> _Written problem_:
Without including any images, repeat the data exactly.

> _Data lines_:
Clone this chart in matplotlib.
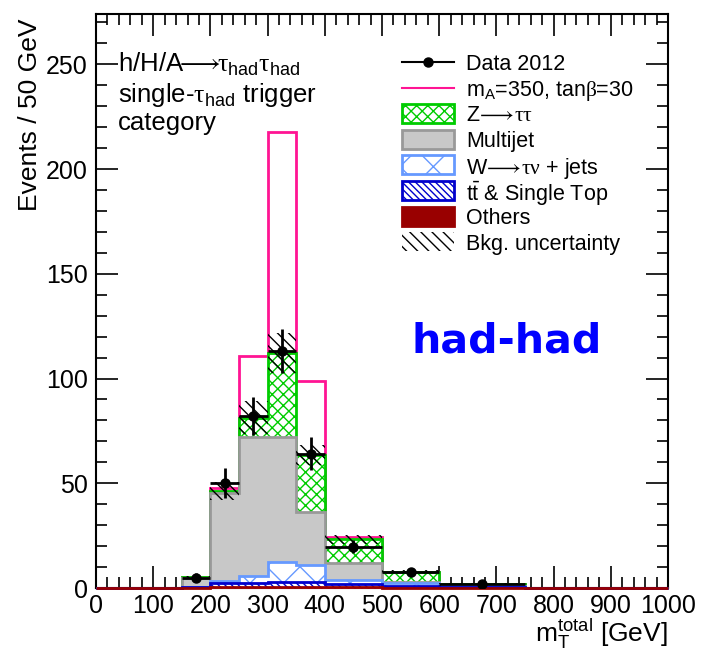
import numpy as np
import matplotlib
matplotlib.use("Agg")
import matplotlib.pyplot as plt
from matplotlib.lines import Line2D
from matplotlib.patches import Rectangle
from matplotlib.ticker import MultipleLocator

plt.rcParams['font.family'] = ['Liberation Sans', 'DejaVu Sans']
plt.rcParams['mathtext.fontset'] = 'custom'
plt.rcParams['mathtext.rm'] = 'Liberation Sans'
plt.rcParams['mathtext.it'] = 'Liberation Sans:italic'
plt.rcParams['mathtext.bf'] = 'Liberation Sans:bold'
plt.rcParams['mathtext.sf'] = 'Liberation Serif'   # upright serif Greek
plt.rcParams['mathtext.fallback'] = 'stix'
plt.rcParams['hatch.linewidth'] = 1.0

# Bin edges in m_T^total [GeV] (variable width, normalised to events / 50 GeV)
bin_edges = [0, 150, 200, 250, 300, 350, 400, 500, 600, 750, 1000]

# Background contributions per bin (events / 50 GeV), bottom of the stack first
others   = [0.0, 0.1, 0.3, 0.3, 0.4, 0.4, 0.3, 0.1, 0.05, 0.0]
ttbar    = [0.0, 0.3, 2.3, 1.9, 2.3, 2.6, 1.7, 0.9, 0.35, 0.0]
wjets    = [0.0, 0.2, 0.7, 3.5, 9.5, 8.0, 1.8, 1.2, 0.4, 0.0]
multijet = [0.0, 4.4, 41.9, 66.2, 59.8, 25.4, 8.0, 0.8, 0.2, 0.0]
ztautau  = [0.0, 0.2, 1.1, 9.4, 40.0, 27.1, 11.4, 4.8, 1.1, 0.0]
bkg_unc  = [0.0, 0.5, 4.5, 8.0, 9.5, 5.0, 2.0, 0.8, 0.3, 0.0]

# Signal m_A = 350 GeV, tan(beta) = 30, stacked on the background
signal   = [0.0, 0.0, 1.2, 29.4, 105.7, 35.3, 1.3, 0.0, 0.0, 0.0]

# Data 2012 (events / 50 GeV) with statistical errors
data     = [np.nan, 5.0, 50.2, 82.2, 113.0, 64.2, 19.7, 7.6, 1.8, np.nan]
data_err = [np.nan, 2.2, 7.1, 9.1, 10.6, 8.0, 3.1, 1.9, 0.8, np.nan]

edges = np.array(bin_edges, dtype=float)
centers = 0.5 * (edges[1:] + edges[:-1])
half_w = 0.5 * (edges[1:] - edges[:-1])

# Cumulative stack
c_oth = np.array(others)
c_tt = c_oth + np.array(ttbar)
c_w = c_tt + np.array(wjets)
c_mj = c_w + np.array(multijet)
c_z = c_mj + np.array(ztautau)
c_sig = c_z + np.array(signal)
unc = np.array(bkg_unc)

W, H = 701, 653
fig = plt.figure(figsize=(W / 100, H / 100), dpi=100)
ax = fig.add_axes([96 / W, 65 / H, 572 / W, 574 / H])

col_sig = '#ff1493'
col_z = '#00cc00'
col_mj_f = '#c8c8c8'
col_mj_e = '#999999'
col_w = '#6699ff'
col_tt = '#0000cc'
col_oth = '#990000'

styles = {
    'z':   dict(facecolor='white', edgecolor=col_z, hatch='xxx', lw=2),
    'mj':  dict(facecolor=col_mj_f, edgecolor=col_mj_e, lw=2),
    'w':   dict(facecolor='white', edgecolor=col_w, hatch='x', lw=2),
    'tt':  dict(facecolor='white', edgecolor=col_tt, hatch='\\' * 5, lw=2),
    'oth': dict(facecolor=col_oth, edgecolor=col_oth, lw=2),
    'unc': dict(facecolor='none', edgecolor='black', hatch='\\' * 3, lw=0),
}

# Signal + background outline (underneath the stack)
ax.stairs(c_sig, edges, baseline=0, fill=False, color=col_sig, lw=2, zorder=1)

# Stack: each cumulative histogram drawn from zero, largest first
for z, (vals, key) in enumerate([(c_z, 'z'), (c_mj, 'mj'), (c_w, 'w'),
                                 (c_tt, 'tt'), (c_oth, 'oth')]):
    ax.stairs(vals, edges, baseline=0, fill=True, zorder=2 + z,
              clip_on=False, **styles[key])

# Background uncertainty band
ax.stairs(c_z + unc, edges, baseline=c_z - unc, fill=True, zorder=8,
          **styles['unc'])

# Data points
ax.errorbar(centers, data, yerr=data_err, xerr=half_w, fmt='o', color='black',
            markersize=6.5, elinewidth=2, capsize=0, zorder=10)

ax.set_xlim(0, 1000)
ax.set_ylim(0, 274)
ax.xaxis.set_major_locator(MultipleLocator(100))
ax.xaxis.set_minor_locator(MultipleLocator(20))
ax.yaxis.set_major_locator(MultipleLocator(50))
ax.yaxis.set_minor_locator(MultipleLocator(10))
ax.tick_params(which='both', direction='in', top=True, right=True, width=1.2,
               labelsize=18)
ax.tick_params(which='major', length=16)
ax.tick_params(which='minor', length=8)
ax.tick_params(axis='x', pad=4)
ax.tick_params(axis='y', pad=6)
for s in ax.spines.values():
    s.set_linewidth(1.5)

fig.text(30 / W, 1 - 115 / H, 'Events / 50 GeV', rotation=90,
         ha='center', va='center', fontsize=19)
fig.text(668 / W, 1 - 642 / H, r'$\mathrm{m_T^{total}}$ [GeV]',
         ha='right', va='baseline', fontsize=19)

ARROW = r'$\!\longrightarrow\!$'
ARROW_TIGHT = r'$\!\!\longrightarrow\!\!$'
tau_had = r'$\mathsf{\tau}_{\mathrm{had}}$'
ax.text(38.5, 246.2, 'h/H/A' + ARROW_TIGHT + tau_had + tau_had,
        fontsize=18.5, va='baseline', ha='left')
ax.text(38.5, 231.9, 'single-' + tau_had + ' trigger',
        fontsize=18.5, va='baseline', ha='left')
ax.text(38.5, 218.5, 'category', fontsize=18.5, va='baseline', ha='left')

ax.text(718.5, 112.3, 'had-had', color='#0000ff', fontsize=29.5,
        fontweight='bold', family='DejaVu Sans', ha='center', va='baseline')

# Legend, laid out row by row in figure pixels
labels = [
    'Data 2012',
    r'm$_{\mathrm{A}}$=350, tan$\mathsf{\beta}$=30',
    'Z' + ARROW + r'$\mathsf{\tau\tau}$',
    'Multijet',
    'W' + ARROW + r'$\mathsf{\tau\nu}$ + jets',
    r'$\mathrm{t\bar{t}}$ & Single Top',
    'Others',
    'Bkg. uncertainty',
]
kinds = ['data', 'sig', 'z', 'mj', 'w', 'tt', 'oth', 'unc']
x0, x1, xt = 402, 454, 466
y_first, dy, box_h = 62, 25.7, 19
for i, (kind, lab) in enumerate(zip(kinds, labels)):
    yc = y_first + dy * i
    yf = 1 - yc / H
    if kind == 'data':
        fig.add_artist(Line2D([x0 / W, x1 / W], [yf, yf], color='black', lw=1.5))
        fig.add_artist(Line2D([(x0 + x1) / 2 / W], [yf], marker='o',
                              color='black', markersize=6.5))
    elif kind == 'sig':
        fig.add_artist(Line2D([x0 / W, x1 / W], [yf, yf], color=col_sig, lw=1.5))
    else:
        fig.add_artist(Rectangle((x0 / W, 1 - (yc + box_h / 2) / H),
                                 (x1 - x0) / W, box_h / H,
                                 transform=fig.transFigure, **styles[kind]))
    fig.text(xt / W, yf, lab, fontsize=15.5, ha='left', va='center_baseline')

fig.savefig('out.png', dpi=100)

> _Correct output_:
Clone this chart in matplotlib.
import numpy as np
import matplotlib
matplotlib.use("Agg")
import matplotlib.pyplot as plt
from matplotlib.lines import Line2D
from matplotlib.patches import Rectangle
from matplotlib.ticker import MultipleLocator

plt.rcParams['font.family'] = ['Liberation Sans', 'DejaVu Sans']
plt.rcParams['mathtext.fontset'] = 'custom'
plt.rcParams['mathtext.rm'] = 'Liberation Sans'
plt.rcParams['mathtext.it'] = 'Liberation Sans:italic'
plt.rcParams['mathtext.bf'] = 'Liberation Sans:bold'
plt.rcParams['mathtext.sf'] = 'Liberation Serif'   # upright serif Greek
plt.rcParams['mathtext.fallback'] = 'stix'
plt.rcParams['hatch.linewidth'] = 1.0

# Bin edges in m_T^total [GeV] (variable width, normalised to events / 50 GeV)
bin_edges = [0, 150, 200, 250, 300, 350, 400, 500, 600, 750, 1000]

# Background contributions per bin (events / 50 GeV), bottom of the stack first
others   = [0.0, 0.1, 0.3, 0.3, 0.4, 0.4, 0.3, 0.1, 0.05, 0.0]
ttbar    = [0.0, 0.3, 2.3, 1.9, 2.3, 2.6, 1.7, 0.9, 0.35, 0.0]
wjets    = [0.0, 0.2, 0.7, 3.5, 9.5, 8.0, 1.8, 1.2, 0.4, 0.0]
multijet = [0.0, 4.4, 41.9, 66.2, 59.8, 25.4, 8.0, 0.8, 0.2, 0.0]
ztautau  = [0.0, 0.2, 1.1, 9.4, 40.0, 27.1, 11.4, 4.8, 1.1, 0.0]
bkg_unc  = [0.0, 0.5, 4.5, 8.0, 9.5, 5.0, 2.0, 0.8, 0.3, 0.0]

# Signal m_A = 350 GeV, tan(beta) = 30, stacked on the background
signal   = [0.0, 0.0, 1.2, 29.4, 105.7, 35.3, 1.3, 0.0, 0.0, 0.0]

# Data 2012 (events / 50 GeV) with statistical errors
data     = [np.nan, 5.0, 50.2, 82.2, 113.0, 64.2, 19.7, 7.6, 1.8, np.nan]
data_err = [np.nan, 2.2, 7.1, 9.1, 10.6, 8.0, 3.1, 1.9, 0.8, np.nan]

edges = np.array(bin_edges, dtype=float)
centers = 0.5 * (edges[1:] + edges[:-1])
half_w = 0.5 * (edges[1:] - edges[:-1])

# Cumulative stack
c_oth = np.array(others)
c_tt = c_oth + np.array(ttbar)
c_w = c_tt + np.array(wjets)
c_mj = c_w + np.array(multijet)
c_z = c_mj + np.array(ztautau)
c_sig = c_z + np.array(signal)
unc = np.array(bkg_unc)

W, H = 701, 653
fig = plt.figure(figsize=(W / 100, H / 100), dpi=100)
ax = fig.add_axes([96 / W, 65 / H, 572 / W, 574 / H])

col_sig = '#ff1493'
col_z = '#00cc00'
col_mj_f = '#c8c8c8'
col_mj_e = '#999999'
col_w = '#6699ff'
col_tt = '#0000cc'
col_oth = '#990000'

styles = {
    'z':   dict(facecolor='white', edgecolor=col_z, hatch='xxx', lw=2),
    'mj':  dict(facecolor=col_mj_f, edgecolor=col_mj_e, lw=2),
    'w':   dict(facecolor='white', edgecolor=col_w, hatch='x', lw=2),
    'tt':  dict(facecolor='white', edgecolor=col_tt, hatch='\\' * 5, lw=2),
    'oth': dict(facecolor=col_oth, edgecolor=col_oth, lw=2),
    'unc': dict(facecolor='none', edgecolor='black', hatch='\\' * 3, lw=0),
}

# Signal + background outline (underneath the stack)
ax.stairs(c_sig, edges, baseline=0, fill=False, color=col_sig, lw=2, zorder=1)

# Stack: each cumulative histogram drawn from zero, largest first
for z, (vals, key) in enumerate([(c_z, 'z'), (c_mj, 'mj'), (c_w, 'w'),
                                 (c_tt, 'tt'), (c_oth, 'oth')]):
    ax.stairs(vals, edges, baseline=0, fill=True, zorder=2 + z,
              clip_on=False, **styles[key])

# Background uncertainty band
ax.stairs(c_z + unc, edges, baseline=c_z - unc, fill=True, zorder=8,
          **styles['unc'])

# Data points
ax.errorbar(centers, data, yerr=data_err, xerr=half_w, fmt='o', color='black',
            markersize=6.5, elinewidth=2, capsize=0, zorder=10)

ax.set_xlim(0, 1000)
ax.set_ylim(0, 274)
ax.xaxis.set_major_locator(MultipleLocator(100))
ax.xaxis.set_minor_locator(MultipleLocator(20))
ax.yaxis.set_major_locator(MultipleLocator(50))
ax.yaxis.set_minor_locator(MultipleLocator(10))
ax.tick_params(which='both', direction='in', top=True, right=True, width=1.2,
               labelsize=18)
ax.tick_params(which='major', length=16)
ax.tick_params(which='minor', length=8)
ax.tick_params(axis='x', pad=4)
ax.tick_params(axis='y', pad=6)
for s in ax.spines.values():
    s.set_linewidth(1.5)

fig.text(30 / W, 1 - 115 / H, 'Events / 50 GeV', rotation=90,
         ha='center', va='center', fontsize=19)
fig.text(668 / W, 1 - 642 / H, r'$\mathrm{m_T^{total}}$ [GeV]',
         ha='right', va='baseline', fontsize=19)

ARROW = r'$\!\longrightarrow\!$'
ARROW_TIGHT = r'$\!\!\longrightarrow\!\!$'
tau_had = r'$\mathsf{\tau}_{\mathrm{had}}$'
ax.text(38.5, 246.2, 'h/H/A' + ARROW_TIGHT + tau_had + tau_had,
        fontsize=18.5, va='baseline', ha='left')
ax.text(38.5, 231.9, 'single-' + tau_had + ' trigger',
        fontsize=18.5, va='baseline', ha='left')
ax.text(38.5, 218.5, 'category', fontsize=18.5, va='baseline', ha='left')

ax.text(718.5, 112.3, 'had-had', color='#0000ff', fontsize=29.5,
        fontweight='bold', family='DejaVu Sans', ha='center', va='baseline')

# Legend, laid out row by row in figure pixels
labels = [
    'Data 2012',
    r'm$_{\mathrm{A}}$=350, tan$\mathsf{\beta}$=30',
    'Z' + ARROW + r'$\mathsf{\tau\tau}$',
    'Multijet',
    'W' + ARROW + r'$\mathsf{\tau\nu}$ + jets',
    r'$\mathrm{t\bar{t}}$ & Single Top',
    'Others',
    'Bkg. uncertainty',
]
kinds = ['data', 'sig', 'z', 'mj', 'w', 'tt', 'oth', 'unc']
x0, x1, xt = 402, 454, 466
y_first, dy, box_h = 62, 25.7, 19
for i, (kind, lab) in enumerate(zip(kinds, labels)):
    yc = y_first + dy * i
    yf = 1 - yc / H
    if kind == 'data':
        fig.add_artist(Line2D([x0 / W, x1 / W], [yf, yf], color='black', lw=1.5))
        fig.add_artist(Line2D([(x0 + x1) / 2 / W], [yf], marker='o',
                              color='black', markersize=6.5))
    elif kind == 'sig':
        fig.add_artist(Line2D([x0 / W, x1 / W], [yf, yf], color=col_sig, lw=1.5))
    else:
        fig.add_artist(Rectangle((x0 / W, 1 - (yc + box_h / 2) / H),
                                 (x1 - x0) / W, box_h / H,
                                 transform=fig.transFigure, **styles[kind]))
    fig.text(xt / W, yf, lab, fontsize=15.5, ha='left', va='center_baseline')

fig.savefig('out.png', dpi=100)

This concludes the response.